With the help of various writing exercises, class members will work on developing written plot summaries, making sure there’s enough action and enough character development. “Our goal is to get you so close to your main character you’ll know all his secrets, hopes, fears, dreams – better than his own therapist would!” says Karen “We’ll also do writing exercises to help you connect with your setting. And we’ll share what you’ve written, so that you’ll get feedback on your craft, your style, and on that special quality you bring to your writing that makes it uniquely yours.
NOTE: Karen also teaches a six-month (once-a-month) “Novel Writing Continuation Class” for those who have already taken this class (once or or more than once), and would like to keep going at a more advanced level.

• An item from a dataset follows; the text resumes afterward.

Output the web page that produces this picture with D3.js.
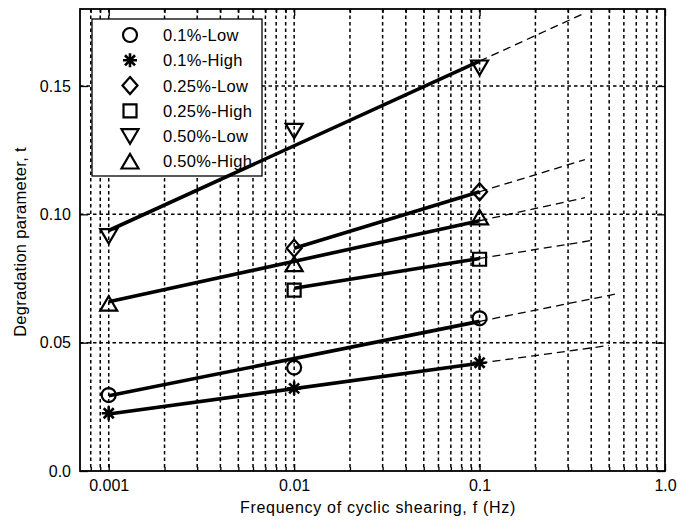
<!DOCTYPE html>
<html>
<head>
<meta charset="utf-8">
<script src="https://cdn.jsdelivr.net/npm/d3@7"></script>
<style>
body { margin: 0; background: #fff; }
svg { display: block; font-family: "Liberation Sans", Arial, sans-serif; }
</style>
</head>
<body>
<svg id="chart" width="678" height="520"></svg>
<script>
// measured points (frequency in Hz, degradation parameter t)
const freqs = [0.001, 0.01, 0.1];
const seriesNames = ["0.1%-Low", "0.1%-High", "0.25%-Low", "0.25%-High", "0.50%-Low", "0.50%-High"];
const markerTypes = ["circle", "star", "diamond", "square", "triDown", "triUp"];

const low01 = [0.0296, 0.0403, 0.0595];
const high01 = [0.0225, 0.0322, 0.0422];
const low025 = [null, 0.0868, 0.1088];
const high025 = [null, 0.0705, 0.0825];
const low050 = [0.0915, 0.1325, 0.1572];
const high050 = [0.0652, 0.0806, 0.0988];
const seriesValues = [low01, high01, low025, high025, low050, high050];

// fitted lines (straight in log f): start freq, value there, value at 0.1, end of dashed extension
const fitFrom = [0.001, 0.001, 0.01, 0.01, 0.001, 0.001];
const fitStart = [0.0293, 0.0222, 0.0868, 0.0712, 0.0937, 0.0659];
const fitEnd = [0.0583, 0.0420, 0.1088, 0.0828, 0.1597, 0.0975];
const extendTo = [0.55, 0.5, 0.37, 0.41, 0.37, 0.37];

const xTicks = [0.001, 0.01, 0.1, 1];
const xTickLabels = ["0.001", "0.01", "0.1", "1.0"];
const yTicks = [0, 0.05, 0.1, 0.15];
const yTickLabels = ["0.0", "0.05", "0.10", "0.15"];

const svg = d3.select("#chart");
const pLeft = 80, pRight = 665, pTop = 9, pBottom = 471;

const x = d3.scaleLog().domain([0.0007, 1]).range([pLeft, pRight]);
const y = d3.scaleLinear().domain([0, 0.18]).range([pBottom, pTop]);

const minorX = x.ticks().filter(d => !xTicks.some(t => Math.abs(t - d) / t < 1e-6) && d > 0.00071);

// grid
const grid = svg.append("g").attr("stroke", "#000").attr("stroke-width", 1.5).attr("stroke-dasharray", "3.5,3");
grid.selectAll(".vx").data(minorX.concat(xTicks.slice(0, 3))).join("line")
  .attr("x1", d => x(d)).attr("x2", d => x(d))
  .attr("y1", pTop).attr("y2", pBottom);
grid.selectAll(".hy").data(yTicks.slice(1)).join("line")
  .attr("x1", pLeft).attr("x2", pRight)
  .attr("y1", d => y(d)).attr("y2", d => y(d));

// legend
const legend = svg.append("g").attr("transform", "translate(92,19)");
legend.append("rect").attr("width", 170).attr("height", 157)
  .attr("fill", "#fff").attr("stroke", "#000").attr("stroke-width", 1.3);

function markerPath(type) {
  const p = d3.path();
  if (type === "circle") {
    p.moveTo(7, 0); p.arc(0, 0, 7, 0, 2 * Math.PI);
  } else if (type === "star") {
    const r = 7, s = r * 0.72;
    p.moveTo(-r, 0); p.lineTo(r, 0);
    p.moveTo(0, -r); p.lineTo(0, r);
    p.moveTo(-s, -s); p.lineTo(s, s);
    p.moveTo(-s, s); p.lineTo(s, -s);
  } else if (type === "diamond") {
    p.moveTo(0, -8.5); p.lineTo(7.5, 0); p.lineTo(0, 8.5); p.lineTo(-7.5, 0); p.closePath();
  } else if (type === "square") {
    p.rect(-6.5, -6.5, 13, 13);
  } else if (type === "triDown") {
    p.moveTo(-8.5, -7); p.lineTo(8.5, -7); p.lineTo(0, 7.5); p.closePath();
  } else if (type === "triUp") {
    p.moveTo(-8.5, 7); p.lineTo(8.5, 7); p.lineTo(0, -7.5); p.closePath();
  }
  return p.toString();
}

const rows = legend.selectAll(".row").data(seriesNames).join("g")
  .attr("transform", (d, i) => `translate(0,${16 + i * 25.3})`);
rows.append("path").attr("transform", "translate(38,0)")
  .attr("d", (d, i) => markerPath(markerTypes[i]))
  .attr("fill", "none").attr("stroke", "#000")
  .attr("stroke-width", (d, i) => markerTypes[i] === "star" ? 2.6 : 2.2);
rows.append("text").attr("x", 71).attr("dy", "0.36em")
  .attr("font-size", 16.5).attr("letter-spacing", 0.3).text(d => d);

// fitted lines
function fitValue(i, f) {
  const a = Math.log10(fitFrom[i]), b = Math.log10(0.1);
  return fitStart[i] + (fitEnd[i] - fitStart[i]) * (Math.log10(f) - a) / (b - a);
}
const line = d3.line().x(d => x(d[0])).y(d => y(d[1]));
const fits = svg.append("g").attr("fill", "none").attr("stroke", "#000");
seriesNames.forEach((name, i) => {
  fits.append("path")
    .attr("d", line([[fitFrom[i], fitStart[i]], [0.1, fitEnd[i]]]))
    .attr("stroke-width", 3.6);
  fits.append("path")
    .attr("d", line([[0.1, fitEnd[i]], [extendTo[i], fitValue(i, extendTo[i])]]))
    .attr("stroke-width", 1.3).attr("stroke-dasharray", "8,5");
});

// markers
const marks = svg.append("g").attr("fill", "none").attr("stroke", "#000");
seriesValues.forEach((vals, i) => {
  const pts = freqs.map((f, j) => [f, vals[j]]).filter(d => d[1] != null);
  marks.selectAll(null).data(pts).join("path")
    .attr("transform", d => `translate(${x(d[0])},${y(d[1])})`)
    .attr("d", markerPath(markerTypes[i]))
    .attr("stroke-width", markerTypes[i] === "star" ? 2.6 : 2.2);
});

// axes: ticks point inward
function styleAxis(g) {
  g.select(".domain").remove();
  g.selectAll("line").attr("stroke", "#000").attr("stroke-width", 1.3);
  g.selectAll("text").attr("fill", "#000").attr("font-size", 16).attr("font-family", "Liberation Sans, Arial, sans-serif");
}
svg.append("g").attr("transform", `translate(0,${pBottom})`)
  .call(d3.axisBottom(x).tickValues(xTicks).tickFormat((d, i) => xTickLabels[i]).tickSize(-7).tickPadding(9))
  .call(styleAxis);
svg.append("g").attr("transform", `translate(0,${pBottom})`)
  .call(d3.axisBottom(x).tickValues(minorX).tickFormat("").tickSize(-4))
  .call(styleAxis);
svg.append("g").attr("transform", `translate(0,${pTop})`)
  .call(d3.axisTop(x).tickValues(xTicks).tickFormat("").tickSize(-7))
  .call(styleAxis);
svg.append("g").attr("transform", `translate(0,${pTop})`)
  .call(d3.axisTop(x).tickValues(minorX).tickFormat("").tickSize(-4))
  .call(styleAxis);
svg.append("g").attr("transform", `translate(${pLeft},0)`)
  .call(d3.axisLeft(y).tickValues(yTicks).tickFormat((d, i) => yTickLabels[i]).tickSize(-8).tickPadding(9))
  .call(styleAxis);
svg.append("g").attr("transform", `translate(${pRight},0)`)
  .call(d3.axisRight(y).tickValues(yTicks).tickFormat("").tickSize(-8))
  .call(styleAxis);

svg.append("rect").attr("x", pLeft).attr("y", pTop)
  .attr("width", pRight - pLeft).attr("height", pBottom - pTop)
  .attr("fill", "none").attr("stroke", "#000").attr("stroke-width", 1.8);

// titles
svg.append("text").attr("x", 378).attr("y", 513)
  .attr("text-anchor", "middle").attr("font-size", 16).attr("letter-spacing", 0.7)
  .text("Frequency of cyclic shearing, f (Hz)");
svg.append("text").attr("transform", "translate(26,242) rotate(-90)")
  .attr("text-anchor", "middle").attr("font-size", 16.5).attr("letter-spacing", 0.3)
  .text("Degradation parameter, t");
</script>
</body>
</html>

Karen Bjorneby started writing by participating in workshops just like this one. She is the author of Hurricane Season: Stories from the Eye of the Storm (Sourcebooks, 2001), which received a Foreword Honorable Mention as best independent/university press short story collection of the year at Book Expo America. She has received a Pushcart Special Mention, two other Pushcart nominations, a National Magazine Award nomination, and she was named a Tennessee Williams Scholar at the Sewanee Writers’ Conference. Her fiction and poetry have appeared in nearly two dozen publications including The Threepenny Review, The North American Review, New Letters, StoryQuarterly, Confrontation, The New Orleans Review, The Nebraska Review, and The Sun. In addition to editing her own work, Karen has helped edit other writers’ short stories, novels and memoirs as they moved from draft to publication. She is currently at work on her own novel and, she says, is “very familiar with the pitfalls along the way, having fallen into several of them myself.”